IMPRESSIONS

 
Left: Claude Monet, The Gare Saint-Lazare (or Interior View of the Gare Saint-Lazare, the Auteuil Line), 1877, oil on canvas, 75 x 104 cm (Musée d’Orsay)  Right: Diller Scofidio and Renfro, Blur Building. Photography by Beat Widmer and Dirk Hebel.

Left: Claude Monet, The Gare Saint-Lazare (or Interior View of the Gare Saint-Lazare, the Auteuil Line), 1877, oil on canvas, 75 x 104 cm (Musée d’Orsay)
Right: Diller Scofidio and Renfro, Blur Building. Photography by Beat Widmer and Dirk Hebel.

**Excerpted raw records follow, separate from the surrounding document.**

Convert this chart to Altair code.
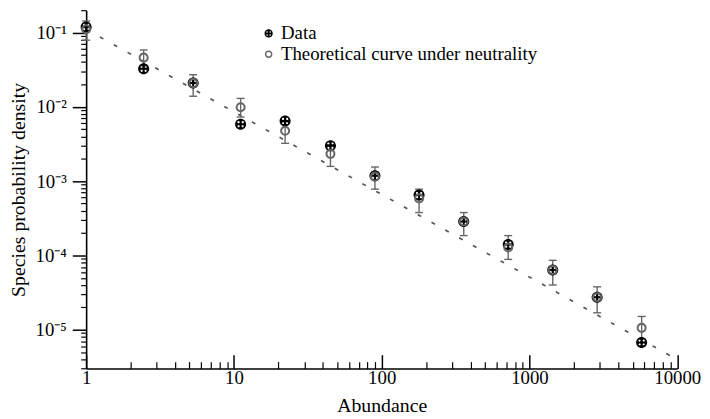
import altair as alt
import pandas as pd

# ---- data ----
ABUNDANCE = [1, 2.45, 5.3, 11.1, 22.2, 45, 90, 179, 359, 718, 1437, 2870, 5740]
DATA = [0.119, 0.0326, 0.0209, 0.00585, 0.00647, 0.0030, 0.00118, 0.00065,
        0.000286, 0.000140, 6.37e-5, 2.74e-5, 6.73e-6]
THEORY = [0.111, 0.046, 0.0209, 0.0099, 0.00476, 0.00233, 0.00115, 0.000586,
          0.000286, 0.000128, 6.37e-5, 2.74e-5, 1.06e-5]
ERR_LOW = [0.079, 0.0355, 0.0139, 0.0073, 0.00323, 0.00158, 0.00078, 0.000378,
           0.000185, 8.85e-5, 4.0e-5, 1.69e-5, 6.1e-6]
ERR_HIGH = [0.143, 0.0583, 0.0271, 0.0130, 0.0063, 0.0031, 0.00155, 0.00078,
            0.000378, 0.000185, 8.6e-5, 3.78e-5, 1.51e-5]
LINE_X = [1, 10000]
LINE_Y = [0.111, 3.95e-6]
SERIES = ["Data", "Theoretical curve under neutrality"]

X_MAJOR = [1, 10, 100, 1000, 10000]
X_MINOR = [m * 10 ** k for k in range(4) for m in range(2, 10)]
Y_MAJOR = [1e-5, 1e-4, 1e-3, 1e-2, 1e-1]
Y_LABELS = ["10\u207b\u2075", "10\u207b\u2074", "10\u207b\u00b3", "10\u207b\u00b2", "10\u207b\u00b9"]
Y_MINOR = [m * 10.0 ** k for k in range(-6, 0) for m in range(2, 10)
           if 2.9e-6 <= m * 10.0 ** k <= 0.21]

FONT = "Liberation Serif"
GREY = "#666666"
W, H = 597.6, 362.3

# custom symbols (unit box scaled by sqrt(size)/2)
def circ(cx, cy, r, sweep):
    return (f"M{cx - r},{cy}A{r},{r} 0 1,{sweep} {cx + r},{cy}"
            f"A{r},{r} 0 1,{sweep} {cx - r},{cy}Z")

DATA_SHAPE = circ(0, 0, 1, 1) + "".join(
    circ(dx, dy, 0.2, 0) for dx, dy in [(-0.38, -0.36), (0.38, -0.36), (-0.36, 0.38), (0.36, 0.38)])
THEORY_SHAPE = circ(0, 0, 0.73, 1)

line_df = pd.DataFrame({"x": LINE_X, "y": LINE_Y})
err_df = pd.DataFrame({"x": ABUNDANCE, "lo": ERR_LOW, "hi": ERR_HIGH})
pts_df = pd.concat([
    pd.DataFrame({"x": ABUNDANCE, "y": DATA, "series": SERIES[0]}),
    pd.DataFrame({"x": ABUNDANCE, "y": THEORY, "series": SERIES[1]}),
], ignore_index=True)

xs = alt.Scale(type="log", domain=[1, 10000])
ys = alt.Scale(type="log", domain=[3e-6, 0.2])

labels_js = "[" + ",".join(f"'{l}'" for l in Y_LABELS) + "]"
y_label_expr = f"{labels_js}[round(log(datum.value)/LN10) + 5]"

main_x_axis = alt.Axis(values=X_MAJOR, format="d", ticks=False, tickSize=0, domain=True,
                       domainColor="black", domainWidth=1.6, labelFont=FONT, labelFontSize=19,
                       labelColor="black", labelPadding=0, labelFlush=False, grid=False,
                       title="Abundance", titleFont=FONT, titleFontSize=20,
                       titleFontWeight="normal", titleColor="black",
                       titleBaseline="alphabetic", titleY=43)
main_y_axis = alt.Axis(values=Y_MAJOR, labelExpr=y_label_expr, tickSize=14, tickWidth=1.5,
                       tickColor="black", domain=True, domainColor="black", domainWidth=1.6,
                       labelFont=FONT, labelFontSize=19, labelColor="black", labelPadding=6,
                       labelFlush=False, grid=False,
                       title="Species probability density", titleFont=FONT, titleFontSize=20,
                       titleFontWeight="normal", titleColor="black", titleX=-62, titleY=H / 2,
                       titleBaseline="alphabetic", titleAlign="center")
y_minor_axis = alt.Axis(orient="left", values=Y_MINOR, tickSize=5.5, tickWidth=1.2,
                        tickColor="black", labels=False, domain=False, grid=False, title=None)
x_in_major = alt.Axis(orient="top", offset=-H, values=X_MAJOR, tickSize=14, tickWidth=1.5,
                      tickColor="black", labels=False, domain=False, grid=False, title=None)
x_in_minor = alt.Axis(orient="top", offset=-H, values=X_MINOR, tickSize=7, tickWidth=1.2,
                      tickColor="black", labels=False, domain=False, grid=False, title=None)

line = alt.Chart(line_df).mark_line(color="#555555", strokeWidth=1.7, strokeDash=[4, 12]).encode(
    x=alt.X("x:Q", scale=xs, axis=main_x_axis),
    y=alt.Y("y:Q", scale=ys, axis=main_y_axis),
)
rules = alt.Chart(err_df).mark_rule(color=GREY, strokeWidth=1.4).encode(
    x=alt.X("x:Q", scale=xs, axis=x_in_major),
    y=alt.Y("lo:Q", scale=ys, axis=y_minor_axis),
    y2="hi:Q",
)
cap_lo = alt.Chart(err_df).mark_tick(color=GREY, orient="horizontal", size=8, thickness=1.4,
                                     opacity=1).encode(
    x=alt.X("x:Q", scale=xs, axis=x_in_minor),
    y=alt.Y("lo:Q", scale=ys, axis=None),
)
cap_hi = alt.Chart(err_df).mark_tick(color=GREY, orient="horizontal", size=8, thickness=1.4,
                                     opacity=1).encode(
    x=alt.X("x:Q", scale=xs, axis=None),
    y=alt.Y("hi:Q", scale=ys, axis=None),
)

legend = alt.Legend(title=None, orient="none", legendX=175, legendY=14, padding=0,
                    labelFont=FONT, labelFontSize=19, labelColor="black", labelLimit=500,
                    symbolSize=70, symbolStrokeWidth=1.5, labelOffset=3, rowPadding=1)

points = alt.Chart(pts_df).mark_point(filled=False, size=125, strokeWidth=2, opacity=1).encode(
    x=alt.X("x:Q", scale=xs, axis=None),
    y=alt.Y("y:Q", scale=ys, axis=None),
    shape=alt.Shape("series:N", scale=alt.Scale(domain=SERIES, range=[DATA_SHAPE, THEORY_SHAPE]),
                    legend=legend),
    fill=alt.Fill("series:N", scale=alt.Scale(domain=SERIES, range=["black", "transparent"]),
                  legend=legend),
    stroke=alt.Stroke("series:N", scale=alt.Scale(domain=SERIES, range=["transparent", GREY]),
                      legend=legend),
)

chart = alt.layer(line, rules, cap_lo, cap_hi, points).resolve_axis(
    x="independent", y="independent"
).properties(
    width=W, height=H,
    autosize=alt.AutoSizeParams(type="none"),
    padding={"left": 79, "top": 0, "right": 25, "bottom": 46},
    background="white",
).configure_view(stroke=None)

chart.save("out.html", embed_options={"renderer": "svg", "actions": False})
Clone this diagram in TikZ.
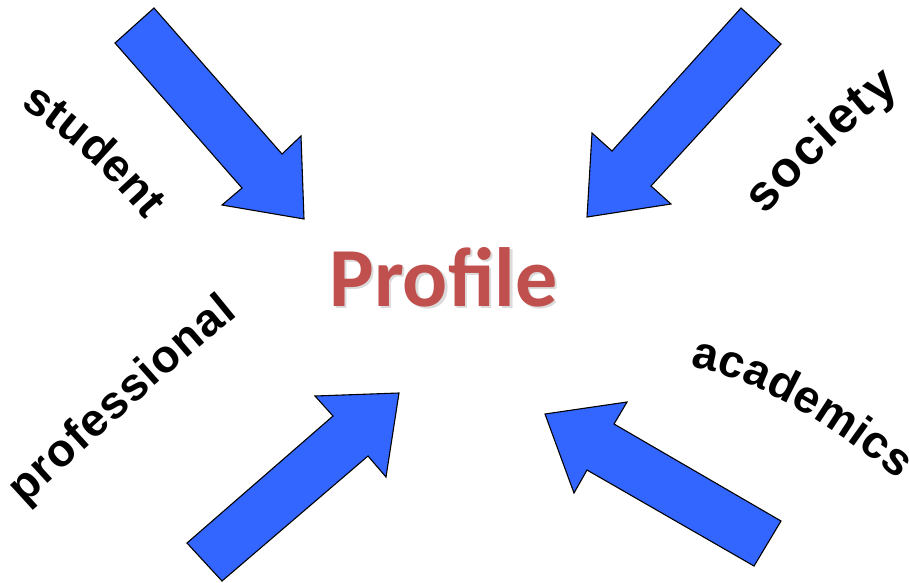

When travelling I can't help but hold in one hand the place before me, and in the other, the image of something else I have seen somewhere else. I think of it as an act of pairing, this habit I make of attaching the unknown to a known. I think I established this habit, subconsciously, as a way to both generate meaning, and to locate myself.

In June of 2018, alone in London, I went a Monet exhibition at the National Gallery. The exhibition was entitled Monet and Architecture and so, these being two of the most personally-defining words in my life, I could not not go.

But, being present there, in London, with a selection of Monet paintings, beneath the ground in the National Gallery, hours passed and I was still trying to grasp it. I was alone and I was felt I was no-where.

The exhibition was supposed to be about architecture, but it was more about the dissolution or impression of architecture. So much so that there was almost no way of pairing the atmosphere and affect of it all. For a long time I struggled for reference points. There was no daylight in the gallery and I lost my feel for the hour.

Then, as other visitors moved around me, I stood still. I realised I was holding in one hand Monet, the train station, thick steam and early morning light, and in the other; Diller, Scofidio & Renfro, the still water of the Swiss lake, and just above it, the no-longer existing Blur building.

This is a pairing which is also an effect. This is how we make sense of things. We bring together the nearly understood, the blurs of human expression, and find through these connections a transcendent kind of clarity. Through these fragile impressions, we can connect worlds.